What Africa is facing is a social crisis and not purely an economic crisis. Africa is on the brink of a lost decade, a period in which economies and governance have not been at the best. It has come to a point where the growth rate for the continent is somewhere negative 2.8.
The Paris summit brought together twenty African leaders, top executives from the European Union, and officials from International Monetary Fund (IMF). The intention was to help Africa on the economic and health front.

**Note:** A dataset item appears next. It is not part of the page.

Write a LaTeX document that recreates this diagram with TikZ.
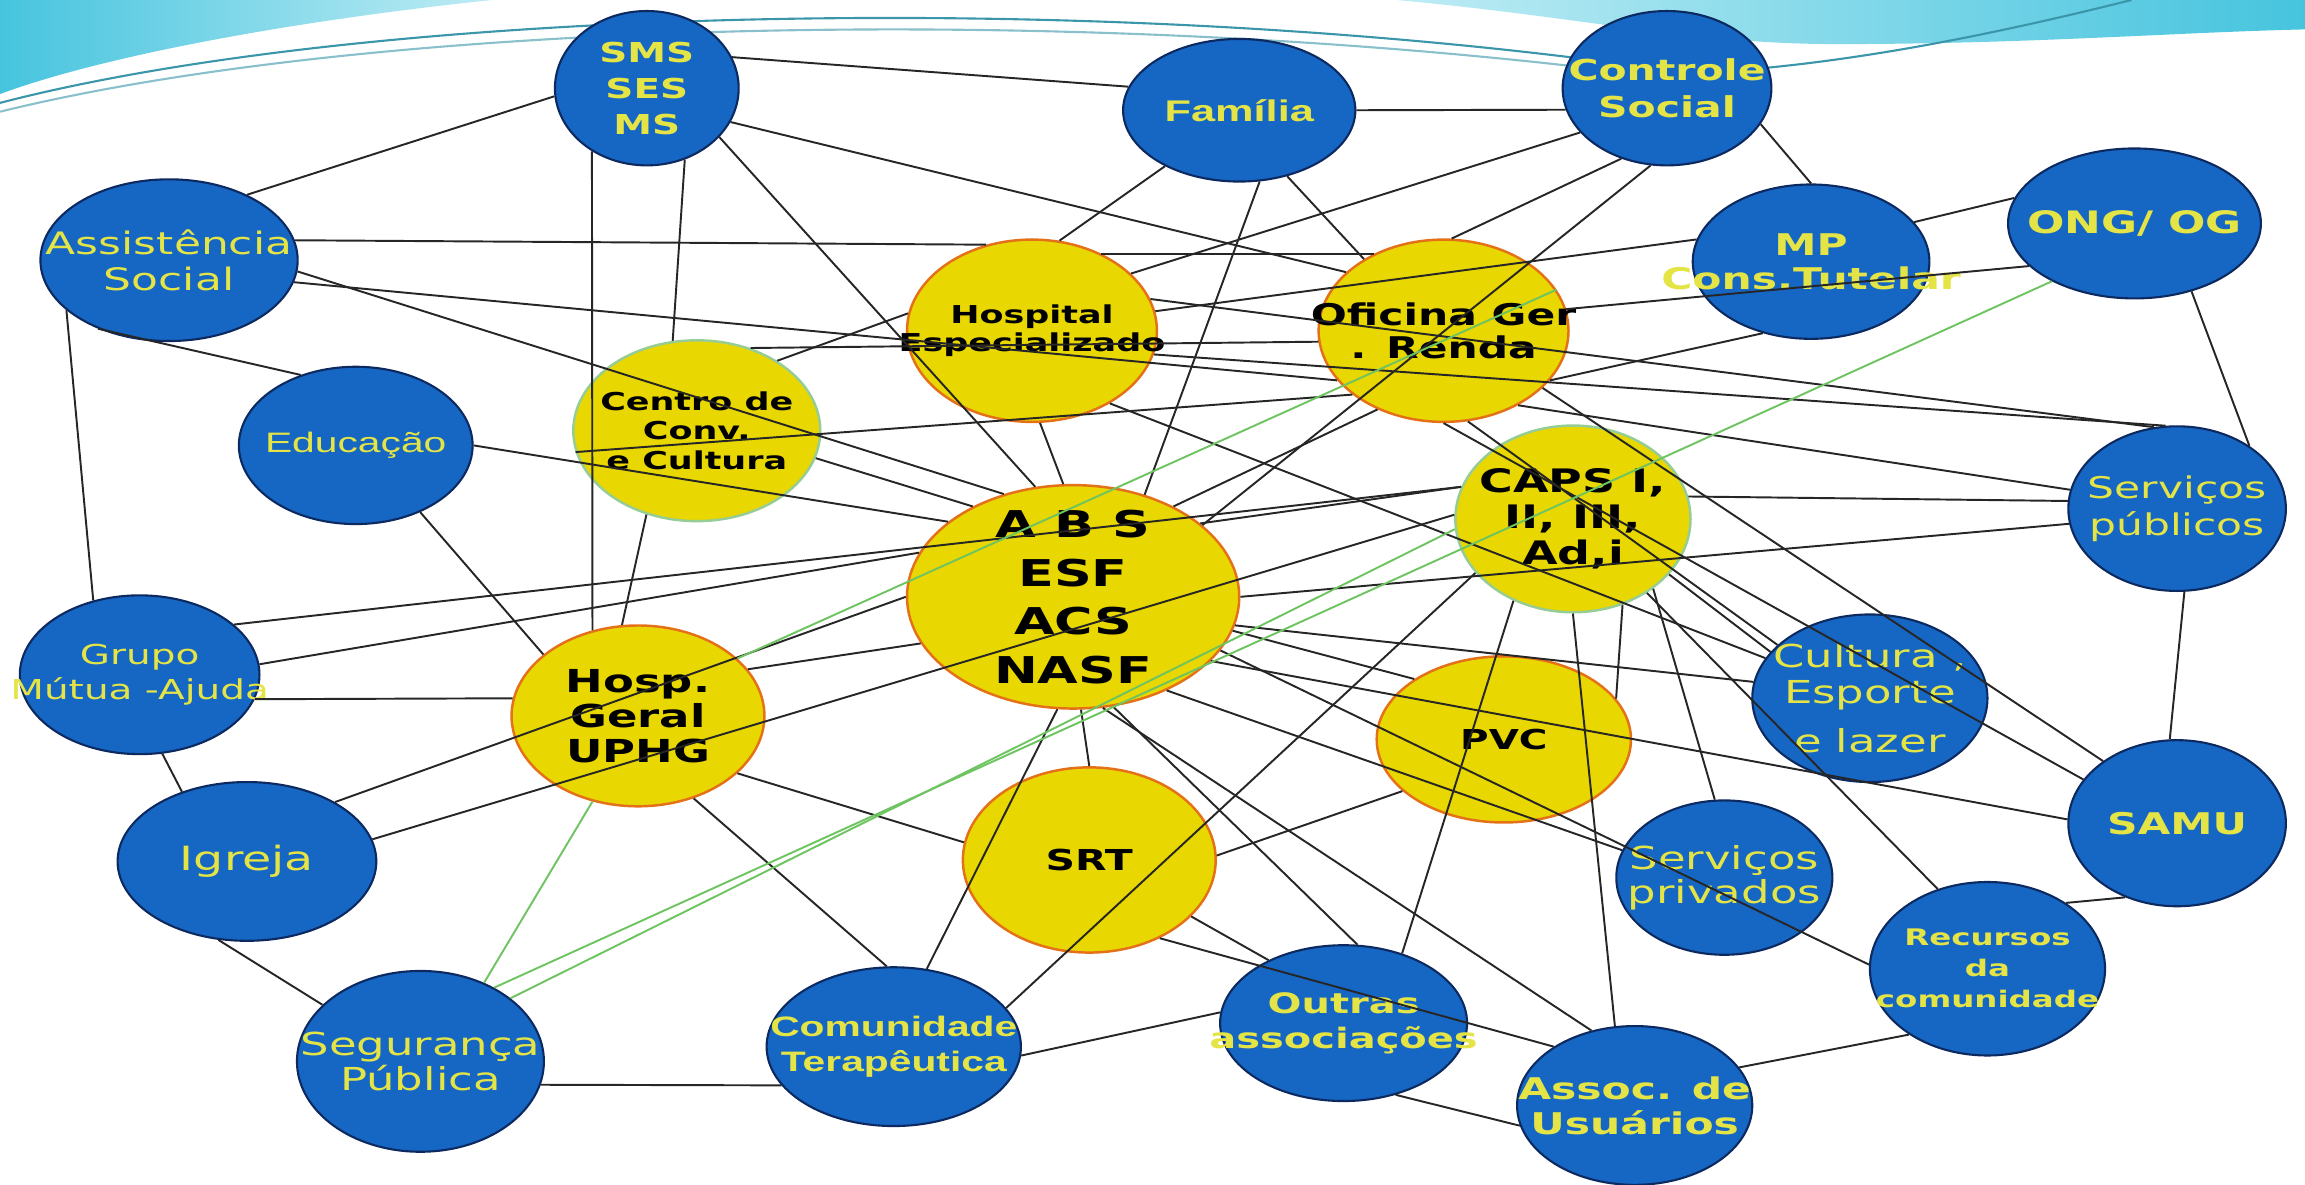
\documentclass[tikz,border=0pt]{standalone}
\usepackage{fontspec}
\usepackage{tikz}
\usetikzlibrary{shapes.geometric}
\newfontfamily\vfont[FakeStretch=1.42]{DejaVu Sans}
\newfontfamily\afont[FakeStretch=1.45]{Liberation Sans}

\definecolor{nodeblue}{RGB}{22,102,196}
\definecolor{nodeedge}{RGB}{12,42,96}
\definecolor{labelyellow}{RGB}{228,228,70}
\definecolor{nodeyellow}{RGB}{232,215,0}
\definecolor{ringorange}{RGB}{228,112,24}
\definecolor{ringgreen}{RGB}{150,205,150}
\definecolor{linkgreen}{RGB}{110,196,96}
\definecolor{swooshcyan}{RGB}{70,196,222}
\definecolor{swooshpale}{RGB}{190,236,244}
\definecolor{swooshteal}{RGB}{60,150,170}

\begin{document}
\begin{tikzpicture}[
    x=0.0147cm, y=-0.0147cm,
    ellsize/.style 2 args={minimum width=#1*0.0147cm, minimum height=#2*0.0147cm},
    bnode/.style={ellipse, draw=nodeedge, fill=nodeblue, line width=0.6pt, inner sep=0pt},
    ynode/.style={ellipse, draw=ringorange, fill=nodeyellow, line width=0.7pt, inner sep=0pt},
    gring/.style={draw=ringgreen},
    btext/.style={text=labelyellow, align=center, inner sep=0pt},
    ytext/.style={text=black, align=center, inner sep=0pt},
    vb/.style 2 args={font=\vfont\bfseries\fontsize{#1}{#2}\selectfont},
    vr/.style 2 args={font=\vfont\fontsize{#1}{#2}\selectfont},
    ab/.style 2 args={font=\afont\bfseries\fontsize{#1}{#2}\selectfont},
    ar/.style 2 args={font=\afont\fontsize{#1}{#2}\selectfont},
    link/.style={draw=black!85, line width=0.55pt},
    glink/.style={draw=linkgreen, line width=0.55pt}
]
\useasboundingbox (0,0) rectangle (1568,806);

% Swooshes on top
\shade[left color=swooshcyan, right color=swooshpale] (0,0) -- (335,0) .. controls (200,14) and (70,38) .. (0,64) -- cycle;
\draw[swooshteal, line width=0.6pt] (0,70) .. controls (250,5) and (750,-10) .. (1150,50);
\draw[swooshteal!60, line width=0.6pt] (0,76) .. controls (260,12) and (750,0) .. (1150,55);
\shade[left color=swooshpale, right color=swooshcyan] (950,0) .. controls (1080,12) and (1150,30) .. (1250,30) .. controls (1380,30) and (1480,22) .. (1568,20) -- (1568,0) -- cycle;
\draw[swooshteal, line width=0.6pt] (1150,50) .. controls (1250,45) and (1350,25) .. (1450,0);

% Blue partners
\node[bnode, ellsize={125}{105}, label={[btext, vb={7.8}{10.2}]center:{SMS\\SES\\MS}}] (sms) at (440,60) {};
\node[bnode, ellsize={158}{97}, label={[btext, ab={8.5}{10}]center:{Família}}] (familia) at (843,75) {};
\node[bnode, ellsize={142}{105}, label={[btext, vb={8.2}{10.5}]center:{Controle\\Social}}] (controle) at (1134,60) {};
\node[bnode, ellsize={175}{110}, label={[btext, vr={8.8}{10.2}]center:{Assistência\\Social}}] (assist) at (115,177) {};
\node[bnode, ellsize={161}{105}, label={[btext, vb={8.5}{9.6}]center:{MP\\Cons.Tutelar}}] (mp) at (1232,178) {};
\node[bnode, ellsize={172}{102}, label={[btext, vb={8.8}{10}]center:{ONG/ OG}}] (ong) at (1452,152) {};
\node[bnode, ellsize={159}{107}, label={[btext, ar={8}{10}]center:{Educação}}] (educ) at (242,303) {};
\node[bnode, ellsize={148}{112}, label={[btext, vr={8.5}{10.5}]center:{Serviços\\públicos}}] (servpub) at (1481,346) {};
\node[bnode, ellsize={163}{108}, label={[btext, vr={7.8}{10}]center:{Grupo\\Mútua -Ajuda}}] (grupo) at (95,459) {};
\node[bnode, ellsize={160}{114}, label={[btext, vr={9}{10}]center:{Cultura ,\\Esporte\\[4pt]e lazer}}] (cultura) at (1272,475) {};
\node[bnode, ellsize={176}{108}, label={[btext, vr={9.5}{10}]center:{Igreja}}] (igreja) at (168,586) {};
\node[bnode, ellsize={148}{113}, label={[btext, vb={8.5}{10}]center:{SAMU}}] (samu) at (1481,560) {};
\node[bnode, ellsize={147}{105}, label={[btext, vr={9}{9.6}]center:{Serviços\\privados}}] (servpriv) at (1173,597) {};
\node[bnode, ellsize={160}{118}, label={[btext, vb={6.5}{8.8}]center:{Recursos\\da\\comunidade}}] (recursos) at (1352,659) {};
\node[bnode, ellsize={168}{123}, label={[btext, vr={9}{10}]center:{Segurança\\Pública}}] (seg) at (286,722) {};
\node[bnode, ellsize={173}{108}, label={[btext, ab={8}{10}]center:{Comunidade\\Terapêutica}}] (comun) at (608,712) {};
\node[bnode, ellsize={168}{106}, label={[btext, vb={8}{10}]center:{Outras\\associações}}] (outras) at (914,696) {};
\node[bnode, ellsize={160}{108}, label={[btext, vb={8.5}{10}]center:{Assoc. de\\Usuários}}] (assocusu) at (1112,752) {};

% Yellow services
\node[ynode, ellsize={170}{124}, label={[ytext, vb={7}{8}]center:{Hospital\\Especializado}}] (hosp) at (702,225) {};
\node[ynode, ellsize={170}{124}, label={[ytext, vb={8.5}{9.5}]center:{Oficina Ger\\. Renda}}] (oficina) at (982,225) {};
\node[ynode, gring, ellsize={168}{123}, label={[ytext, vb={7}{8.3}]center:{Centro de\\Conv.\\e Cultura}}] (centro) at (474,293) {};
\node[ynode, ellsize={226}{152}, label={[ytext, vb={10.5}{13.8}]center:{A B S\\ESF\\ACS\\NASF}}] (abs) at (730,406) {};
\node[ynode, gring, ellsize={160}{127}, label={[ytext, vb={9.2}{10.2}]center:{CAPS I,\\II, III,\\Ad,i}}] (caps) at (1070,353) {};
\node[ynode, ellsize={172}{123}, label={[ytext, vb={9}{10}]center:{Hosp.\\Geral\\UPHG}}] (hospg) at (434,487) {};
\node[ynode, ellsize={173}{113}, label={[ytext, vb={7.8}{10}]center:{PVC}}] (pvc) at (1023,503) {};
\node[ynode, ellsize={172}{126}, label={[ytext, vb={8.2}{10}]center:{SRT}}] (srt) at (741,585) {};

% Links from the top row
\draw[link] (sms.20) -- (familia.168);
\draw[link] (sms.185) -- (assist.40);
\draw[link] (sms.338) -- (oficina.149);
\draw[link] (sms.326) -- (abs.109);
\draw[link] (sms.229) -- (hospg.118);
\draw[link] (sms.298) -- (centro.105);
\draw[link] (familia.east) -- (controle.192);
\draw[link] (familia.217) -- (hosp.73);
\draw[link] (familia.306) -- (oficina.138);
\draw[link] (familia.286) -- (abs.55);
\draw[link] (controle.207) -- (hosp.30);
\draw[link] (controle.237) -- (oficina.85);
\draw[link] (controle.258) -- (abs.29);
\draw[link] (controle.339) -- (mp.north);
\draw[link] (assist.9) -- (hosp.118);
\draw[link] (assist.355) -- (abs.124);
\draw[link] (assist.350) -- (oficina.205);
\draw[link] (assist.224) -- (educ.128);
\draw[link] (assist.206) -- (grupo.122);

% Hospital and Oficina
\draw[link] (hosp.172) -- (centro.41);
\draw[link] (hosp.275) -- (abs.95);
\draw[link] (hosp.48) -- (oficina.132);
\draw[link] (hosp.9) -- (mp.169);
\draw[link] (hosp.15) -- (servpub.106);
\draw[link] (hosp.349) -- (servpub.98);
\draw[link] (hosp.317) -- (cultura.159);
\draw[link] (centro.57) -- (oficina.185);
\draw[link] (centro.190) -- (oficina.215);
\draw[link] (oficina.230) -- (abs.42);
\draw[link] (oficina.335) -- (mp.236);
\draw[link] (oficina.315) -- (servpub.170);
\draw[link] (oficina.330) -- (samu.140);
\draw[link] (oficina.285) -- (cultura.150);
\draw[link] (oficina.south) -- (samu.155);
\draw[link] (mp.21) -- (ong.168);
\draw[link] (ong.202) -- (oficina.10);
\draw[link] (ong.310) -- (servpub.41);
\draw[link] (caps.11) -- (servpub.176);
\draw[link] (servpub.275) -- (samu.95);

% Left side
\draw[link] (educ.east) -- (abs.149);
\draw[link] (educ.314) -- (hospg.147);
\draw[link] (centro.347) -- (abs.138);
\draw[link] (centro.239) -- (hospg.100);
\draw[link] (grupo.28) -- (caps.164);
\draw[link] (grupo.5) -- (abs.164);
\draw[link] (grupo.348) -- (hospg.172);
\draw[link] (grupo.286) -- (igreja.133);
\draw[link] (igreja.34) -- (abs.west);
\draw[link] (igreja.10) -- (caps.178);
\draw[link] (igreja.250) -- (seg.150);
\draw[link] (hospg.23) -- (abs.197);
\draw[link] (hospg.330) -- (srt.172);
\draw[link] (hospg.304) -- (comun.95);

% Spokes of the centre
\draw[link] (abs.east) -- (servpub.188);
\draw[link] (abs.30) -- (caps.164);
\draw[link] (abs.274) -- (srt.north);
\draw[link] (abs.290) -- (outras.80);
\draw[link] (abs.285) -- (assocusu.120);
\draw[link] (abs.315) -- (servpriv.165);
\draw[link] (abs.340) -- (recursos.178);
\draw[link] (abs.335) -- (samu.178);
\draw[link] (abs.348) -- (pvc.146);
\draw[link] (abs.350) -- (cultura.172);
\draw[link] (abs.262) -- (comun.67);

% Bottom row
\draw[link] (srt.2) -- (pvc.207);
\draw[link] (srt.331) -- (outras.140);
\draw[link] (srt.312) -- (assocusu.144);
\draw[link] (comun.19) -- (caps.209);
\draw[link] (comun.356) -- (outras.175);
\draw[link] (seg.349) -- (comun.199);
\draw[link] (outras.50) -- (caps.234);
\draw[link] (outras.306) -- (assocusu.190);
\draw[link] (caps.south) -- (assocusu.104);
\draw[link] (caps.319) -- (servpriv.97);
\draw[link] (caps.330) -- (cultura.155);
\draw[link] (caps.300) -- (pvc.20);
\draw[link] (caps.315) -- (recursos.122);
\draw[link] (samu.235) -- (recursos.40);
\draw[link] (assocusu.20) -- (recursos.220);

% Green links
\draw[glink] (seg.51) -- (hospg.242);
\draw[glink] (seg.45) -- (ong.215);
\draw[glink] (seg.35) -- (caps.185);
\draw[glink] (hospg.30) -- (oficina.20);

\end{tikzpicture}
\end{document}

The IMF was central to the discussions in Paris as they could help provide speedy access to much-needed funds. They could give access to rapid funding that would be easy for African countries to use to boost their finances. This centers on Special Drawing Rights that are a sort of assets that the IMF has available to its members. It can increase this asset pool by $650 billion in response to the pandemic. Only $33 billion of this will directly be available to African countries to change for currency. And they can use it for much-needed supplies for their medical systems.
However, what’s under negotiation here is that developed countries like France giving their Special Drawing Rights to those developing countries. The goal is to give them short-term financing needs at no or low cost and to restore investor confidence in these countries. This will allow them that breathing room to recover at a time when Africa is facing its worst recession in 25 years.
As a result of the discussions during the summit, France agreed to cancel has as much as $5 billion of debt owed by Sudan.
Amongst other issues was also the issue of the Covid-19 vaccines and the waiver of patent with respect to it. President Ramaphosa brought attention to the waiver on patent rights on vaccines that the developed countries were seeking. South Africa and India have been requesting developed nations speaking to their pharmaceutical companies to support the waiver.
Additionally, during the summit, France also agreed to assist South Africa to build capacity in the manufacturing of vaccines. This is very important from the point of view of future pandemics and diseases.
President Emanuel Macron is also expected to visit Africa by the end of this month. It is expected that on the agenda would be the relations between the two countries on the political, security, trade front.